Par ailleurs, la RATP propose aux usagers un calcul d’itinéraire propre tendant à orienter les voyageurs vers des services de transport public exploités par le groupe RATP. Les opérateurs concurrents recourent pour leur part à un calculateur d’itinéraire (Vianavigo) mis à disposition par IDFM, aujourd’hui moins utilisé par les usagers, mais qui garantit la transparence des données restituées et la neutralité vis-à-vis des opérateurs de transport.
Recommandation
L’Autorité recommande qu’IDFM assure la publicité la plus large à son propre calculateur d’itinéraire.
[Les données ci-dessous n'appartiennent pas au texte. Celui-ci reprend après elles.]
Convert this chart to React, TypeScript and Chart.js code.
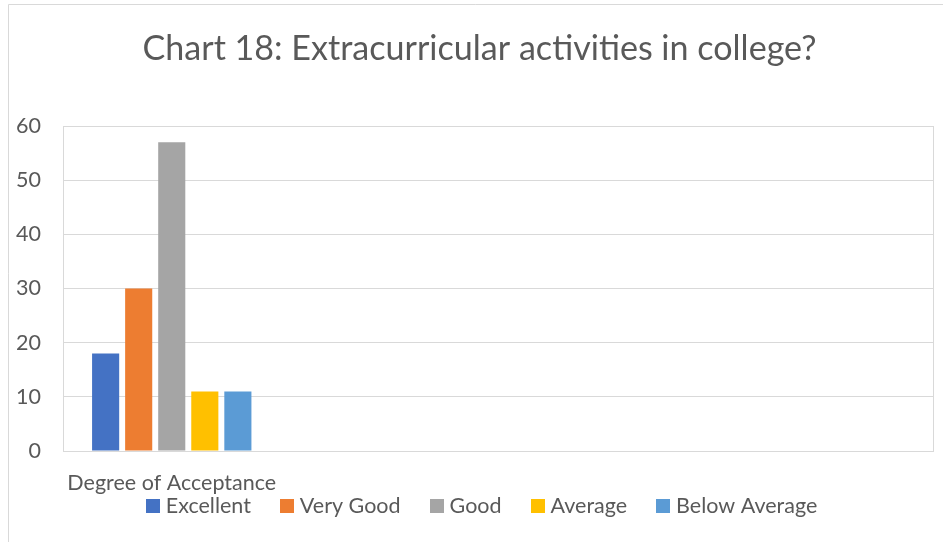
import React, { useEffect, useRef } from "react";
import { Chart, registerables } from "chart.js";

Chart.register(...registerables);

const categories = ["Degree of Acceptance", "", "", ""];
const seriesNames = ["Excellent", "Very Good", "Good", "Average", "Below Average"];
const excellent = [18, null, null, null];
const veryGood = [30, null, null, null];
const good = [57, null, null, null];
const average = [11, null, null, null];
const belowAverage = [11, null, null, null];
const seriesColors = ["#4472C4", "#ED7D31", "#A5A5A5", "#FFC000", "#5B9BD5"];
const yMin = 0;
const yMax = 60;
const yStep = 10;
const titleText = "Chart 18: Extracurricular activities in college?";

const FONT = "Lato";
const TEXT = "#595959";
const GRID = "#D9D9D9";
const LABEL_SIZE = 21.5;
const TITLE_SIZE = 34.1;
const CENTER_X = 480.5;

const framePlugin = {
  id: "frame",
  beforeDraw(chart: any) {
    const ctx = chart.ctx;
    ctx.save();
    ctx.fillStyle = "#ffffff";
    ctx.fillRect(0, 0, chart.width, chart.height);
    ctx.strokeStyle = GRID;
    ctx.lineWidth = 1;
    ctx.beginPath();
    ctx.moveTo(8.5, chart.height);
    ctx.lineTo(8.5, 4.5);
    ctx.lineTo(chart.width, 4.5);
    ctx.stroke();
    ctx.restore();
  },
  beforeDatasetsDraw(chart: any) {
    const { ctx, chartArea } = chart;
    ctx.save();
    ctx.strokeStyle = GRID;
    ctx.lineWidth = 1;
    ctx.strokeRect(
      Math.round(chartArea.left) + 0.5,
      Math.round(chartArea.top) + 0.5,
      Math.round(chartArea.right - chartArea.left),
      Math.round(chartArea.bottom - chartArea.top)
    );
    ctx.restore();
  },
};

const titlePlugin = {
  id: "centeredTitle",
  afterDraw(chart: any) {
    const ctx = chart.ctx;
    ctx.save();
    ctx.font = `${TITLE_SIZE}px ${FONT}`;
    ctx.fillStyle = TEXT;
    ctx.textAlign = "center";
    ctx.textBaseline = "alphabetic";
    ctx.fillText(titleText, CENTER_X - 1, 60);
    ctx.restore();
  },
};

const legendPlugin = {
  id: "bottomLegend",
  afterDraw(chart: any) {
    const ctx = chart.ctx;
    ctx.save();
    ctx.font = `${LABEL_SIZE}px ${FONT}`;
    const box = 14;
    const gapBoxText = 6;
    const gapItems = 29;
    const items = chart.data.datasets.map((d: any) => ({
      label: d.label,
      color: d.backgroundColor,
      w: ctx.measureText(d.label).width,
    }));
    const total =
      items.reduce((s: number, it: any) => s + box + gapBoxText + it.w, 0) +
      gapItems * (items.length - 1);
    let x = CENTER_X + 1 - total / 2;
    const baseline = 513;
    ctx.textBaseline = "alphabetic";
    ctx.textAlign = "left";
    for (const it of items) {
      ctx.fillStyle = it.color;
      ctx.fillRect(Math.round(x), baseline - box, box, box);
      x += box + gapBoxText;
      ctx.fillStyle = TEXT;
      ctx.fillText(it.label, x, baseline);
      x += it.w + gapItems;
    }
    ctx.restore();
  },
};

export default function App() {
  const ref = useRef<HTMLCanvasElement>(null);
  useEffect(() => {
    const values = [excellent, veryGood, good, average, belowAverage];
    const chart = new Chart(ref.current!, {
      type: "bar",
      data: {
        labels: categories,
        datasets: seriesNames.map((name, i) => ({
          label: name,
          data: values[i],
          backgroundColor: seriesColors[i],
          borderWidth: 0,
          barPercentage: 0.82,
          categoryPercentage: 0.76,
        })),
      },
      options: {
        responsive: false,
        animation: false,
        layout: { padding: { left: 0, right: 10, top: 126, bottom: 44 } },
        plugins: {
          tooltip: { enabled: false },
          title: { display: false },
          legend: { display: false },
        },
        scales: {
          x: {
            grid: { display: false, drawTicks: false },
            border: { color: GRID },
            ticks: {
              color: TEXT,
              font: { family: FONT, size: LABEL_SIZE },
              padding: 19,
              maxRotation: 0,
              autoSkip: false,
            },
            afterFit: (s: any) => {
              s.height = 47;
            },
          },
          y: {
            min: yMin,
            max: yMax,
            grid: { color: GRID, drawTicks: false },
            border: { display: false },
            ticks: {
              stepSize: yStep,
              color: TEXT,
              font: { family: FONT, size: LABEL_SIZE },
              padding: 22,
            },
            afterFit: (s: any) => {
              s.width = 63;
            },
          },
        },
      },
      plugins: [framePlugin, titlePlugin, legendPlugin],
    });
    return () => chart.destroy();
  }, []);
  return (
    <div style={{ position: "fixed", left: 0, top: 0, width: 943, height: 542, background: "#fff" }}>
      <canvas ref={ref} width={943} height={542} style={{ width: 943, height: 542 }} />
    </div>
  );
}
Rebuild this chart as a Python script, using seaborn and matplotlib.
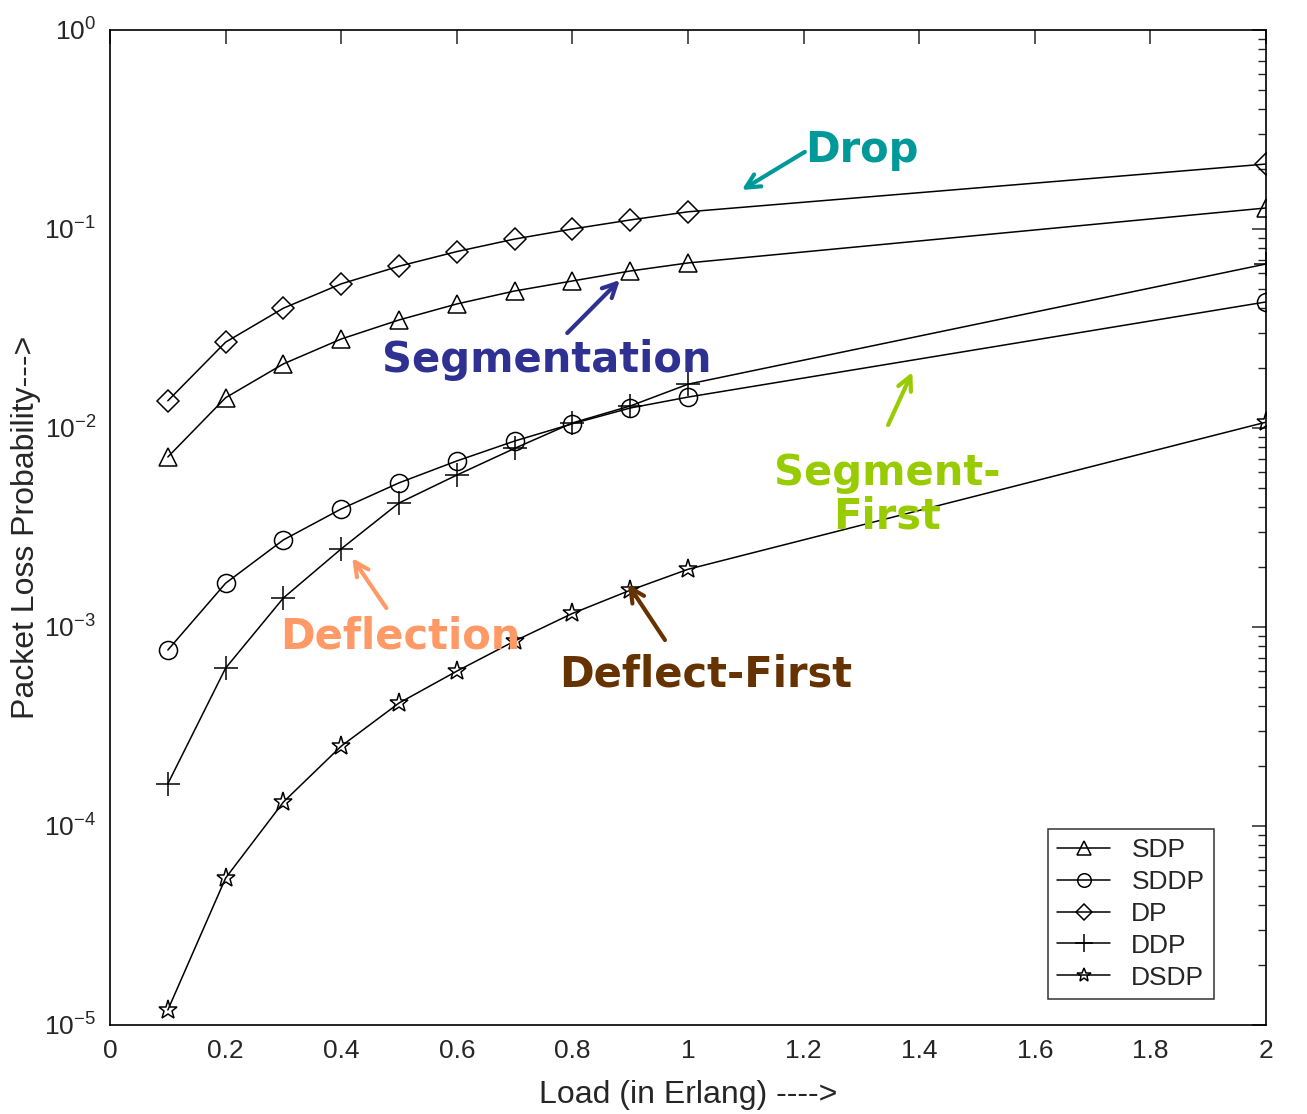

Keolis est susceptible, en raison de son lien avec la SNCF, de bénéficier d’un accès privilégié aux horaires annuels prévisionnels et aux changements d’horaires en cours d’année, liés aux travaux de maintenance sur les lignes ferroviaires. Cette situation pourrait lui permettre de mettre en œuvre des correspondances efficaces entre les réseaux de transport urbain et les trains de la SNCF.
Recommandation
L’Autorité recommande de consolider le dispositif de mise à disposition par IDFM des horaires en temps réel en open data.
La SNCF étant gestionnaire des gares ferroviaires par sa filiale Gares et Connexions, qui attribue les espaces en gare, elle pourrait favoriser sa filiale KEOLIS, concernant la mise en place de points d’informations (panneaux de localisation et d’organisation des transports urbains et interurbains) et de vente de billets dans les gares.
Recommandation
L’Autorité recommande de pérenniser sous forme d’open data les informations du catalogue listant les services en gare accessibles à tout opérateur ainsi que leur tarification.
L’ensemble des recommandations est disponible dans un tableau récapitulatif en fin d’avis.
1Règlement du 23 octobre 2007 relatif aux services Publics de transport de voyageurs par chemin de fer et par route (OSP : « obligations de service public »).